- Software company ATTRAQT’s shares collapse 25% on a profit warning.
- New CFO discovered “inaccuracies” in revenue forecasting.
- ATTRAQT was founded by Dan Wagner, serial entrepreneur whose Powa Technologies imploded last year.
LONDON — Shares in AIM-listed software company ATTRAQT lost a quarter of their value on Friday after its new CFO discovered “inaccuracies” on its books.
ATTRAQT said that Eric Dodd, who became CFO at the start of September, found “inaccuracies in forecasting the timing of certain contracts and client “go-live” dates” following a review commissioned by the board.

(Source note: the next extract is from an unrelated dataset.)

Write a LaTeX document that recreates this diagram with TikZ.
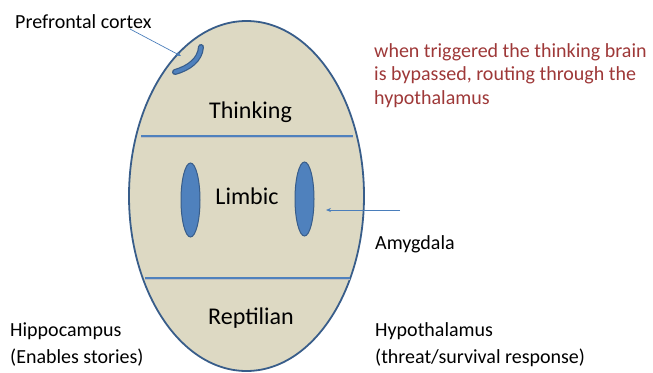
\documentclass[tikz,border=0pt]{standalone}
\usepackage{fontspec}
\usetikzlibrary{arrows.meta}
\setmainfont{Carlito}
\definecolor{tan}{HTML}{DDD9C3}
\definecolor{edge}{HTML}{385D8A}
\definecolor{acc}{HTML}{4F81BD}
\definecolor{arr}{HTML}{4A7EBB}
\definecolor{note}{RGB}{158,56,56}
\begin{document}
\begin{tikzpicture}[x=1pt,y=-1pt,
  lbl/.style={inner sep=0pt,font=\fontsize{20}{27}\selectfont,text=black},
  zone/.style={inner sep=0pt,font=\fontsize{24}{28}\selectfont,text=black,anchor=base},
  divider/.style={draw=acc,line width=2pt},
  lobe/.style={draw=edge,fill=acc,line width=1pt},
  pointer/.style={draw=arr,line width=0.7pt,-{Stealth[length=5pt,width=4pt]}}]
\useasboundingbox (0,0) rectangle (653,372);
% brain
\path[draw=edge,fill=tan,line width=1.8pt] (246.5,196) ellipse [x radius=117.5pt, y radius=175pt];
\coordinate (d1l) at (141,136); \coordinate (d1r) at (353,136);
\coordinate (d2l) at (145,278); \coordinate (d2r) at (350,278);
\draw[draw=black!25,line width=1.5pt] ([yshift=-1.5pt]d1l) -- ([yshift=-1.5pt]d1r);
\draw[draw=black!25,line width=1.5pt] ([yshift=-1.5pt]d2l) -- ([yshift=-1.5pt]d2r);
\draw[divider] (d1l) -- (d1r);
\draw[divider] (d2l) -- (d2r);
% limbic lobes
\path[lobe] (190.5,200) ellipse [x radius=9.5pt, y radius=37pt];
\path[lobe] (304.5,199) ellipse [x radius=9.5pt, y radius=37pt];
% prefrontal cortex crescent
\draw[edge,line width=6pt,line cap=round] (175,72) .. controls (189,68) and (200,60) .. (201,47);
\draw[acc,line width=3.6pt,line cap=round] (175,72) .. controls (189,68) and (200,60) .. (201,47);
% zone labels
\node[zone] (thinking) at (250.5,118) {Thinking};
\node[zone] (limbic) at (247,204) {Limbic};
\node[zone] (reptilian) at (251,324) {Reptilian};
% side labels
\node[lbl,anchor=base west] (pfc) at (15,28) {Prefrontal cortex};
\node[lbl,anchor=base west,text=note,align=left,font=\fontsize{20}{23.5}\selectfont] (note) at (374,104)
  {when triggered the thinking brain\\is bypassed, routing through the\\hypothalamus};
\node[lbl,anchor=base west] (amy) at (375,249) {Amygdala};
\node[lbl,anchor=base west] (hippo) at (10,336) {Hippocampus};
\node[lbl,anchor=base west] (hippo2) at (10,363) {(Enables stories)};
\node[lbl,anchor=base west] (hypo) at (375,336) {Hypothalamus};
\node[lbl,anchor=base west] (hypo2) at (375,363) {(threat/survival response)};
% pointers
\coordinate (pfTail) at (130,29);
\coordinate (pfTip) at (181,56);
\coordinate (amTail) at (400,210);
\coordinate (amTip) at (326,210);
\draw[pointer] (pfTail) -- (pfTip);
\draw[pointer] (amTail) -- (amTip);
\end{tikzpicture}
\end{document}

Revenue is being delayed by “a number of significant new contracts closing but later than planned, and some other contract decisions being delayed.”

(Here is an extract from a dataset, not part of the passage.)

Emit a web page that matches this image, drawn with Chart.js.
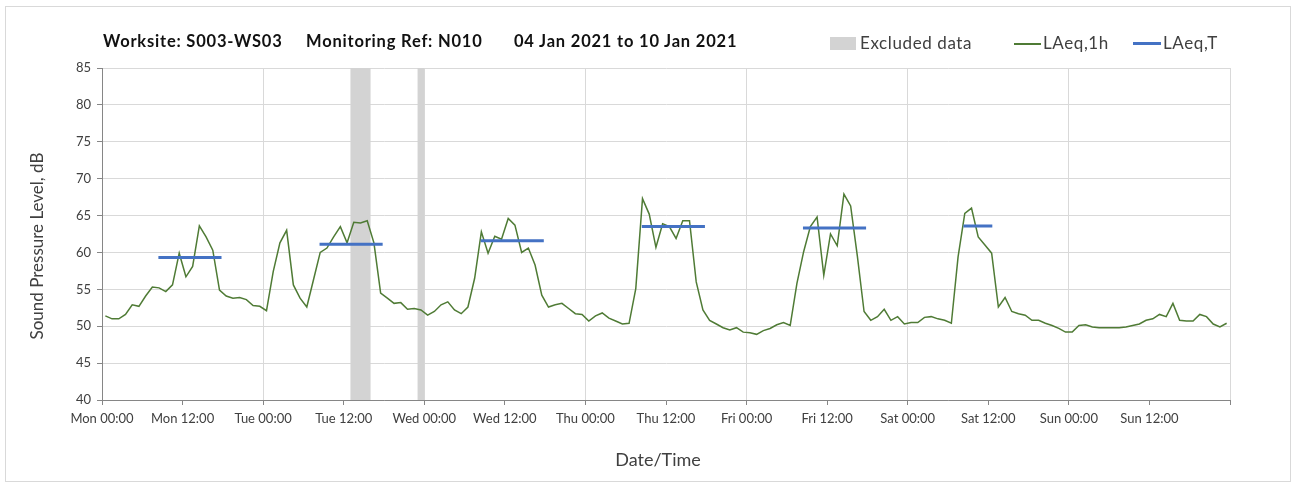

“Inaccuracies in estimating the period between engagement and the “go-live” dates have also been identified by the review,” ATTRAQT said.

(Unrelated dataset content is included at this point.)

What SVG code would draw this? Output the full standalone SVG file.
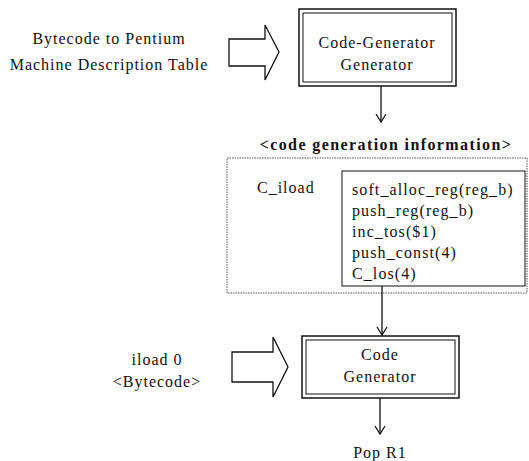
<svg xmlns="http://www.w3.org/2000/svg" width="529" height="461" viewBox="0 0 529 461">
<defs>
<style>
text{font-family:"Liberation Serif","Times New Roman",serif;font-size:16px;fill:#111;letter-spacing:1px}
.c{text-anchor:middle}
.b{font-weight:bold;letter-spacing:1.4px}
.code{letter-spacing:1.1px}
.box{fill:#fff;stroke:#111;stroke-width:1.5}
.inner{fill:none;stroke:#111;stroke-width:1}
.blk{fill:#fff;stroke:#111;stroke-width:1.3}
.ln{fill:none;stroke:#111;stroke-width:1.3}
.dot{fill:none;stroke:#555;stroke-width:1;stroke-dasharray:1.5 1}
</style>
<marker id="v" viewBox="0 0 12 12" refX="11" refY="6" markerWidth="12" markerHeight="12" markerUnits="userSpaceOnUse" orient="auto">
<path d="M3,1 L11,6 L3,11" fill="none" stroke="#111" stroke-width="1.3"/>
</marker>
</defs>
<g id="label-table">
<text class="c" x="109" y="44">Bytecode to Pentium</text>
<text class="c" x="109" y="70">Machine Description Table</text>
</g>
<g id="input-arrow-1">
<path class="blk" d="M229,39 H265 V25 L279,52 L265,80 V66 H229 Z"/>
</g>
<g id="cgg">
<rect class="box" x="299" y="9" width="157" height="77"/>
<rect class="inner" x="303" y="13" width="149" height="69"/>
<text class="c" x="377" y="48">Code-Generator</text>
<text class="c" x="377" y="70">Generator</text>
</g>
<g id="info-title">
<text class="c b" x="386" y="150">&lt;code generation information&gt;</text>
</g>
<g id="info">
<rect class="dot" x="227" y="158" width="300" height="135"/>
<text x="257" y="193">C_iload</text>
<rect class="inner" x="342" y="171" width="183" height="115"/>
<text class="code" x="352" y="195">soft_alloc_reg(reg_b)</text>
<text class="code" x="352" y="216">push_reg(reg_b)</text>
<text class="code" x="352" y="237">inc_tos($1)</text>
<text class="code" x="352" y="258">push_const(4)</text>
<text class="code" x="352" y="279">C_los(4)</text>
</g>
<g id="label-bytecode">
<text class="c" x="157" y="365">iload 0</text>
<text class="c" x="157" y="387">&lt;Bytecode&gt;</text>
</g>
<g id="input-arrow-2">
<path class="blk" d="M232,352 H273 V337 L288,367 L273,397 V382 H232 Z"/>
</g>
<g id="cg">
<rect class="box" x="302" y="336" width="157" height="62"/>
<rect class="inner" x="306" y="340" width="149" height="54"/>
<text class="c" x="380" y="360">Code</text>
<text class="c" x="380" y="382">Generator</text>
</g>
<g id="output">
<text class="c" x="380" y="458">Pop R1</text>
</g>
<g id="connectors">
<line class="ln" x1="381" y1="86" x2="381" y2="122" marker-end="url(#v)"/>
<line class="ln" x1="382" y1="286" x2="382" y2="335" marker-end="url(#v)"/>
<line class="ln" x1="380" y1="398" x2="380" y2="434" marker-end="url(#v)"/>
</g>
</svg>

As a result, the loss-making company warned revenues for the year will now be roughly 10% lower than initially forecast. ATTRAQT’s share price nose-dived over 25% on the news:
ATTRAQT provides software to help businesses build online shops. It works with the likes of Tesco’s F&F clothing brand, Superdry, TK Maxx, and Paperchase.
The company was cofounded by serial tech entrepreneur Dan Wagner in 2003 and listed on AIM in 2014. Wagner, whose other business Powa Technologies imploded spectacularly last year, quit as chairman of ATTRAQT last June.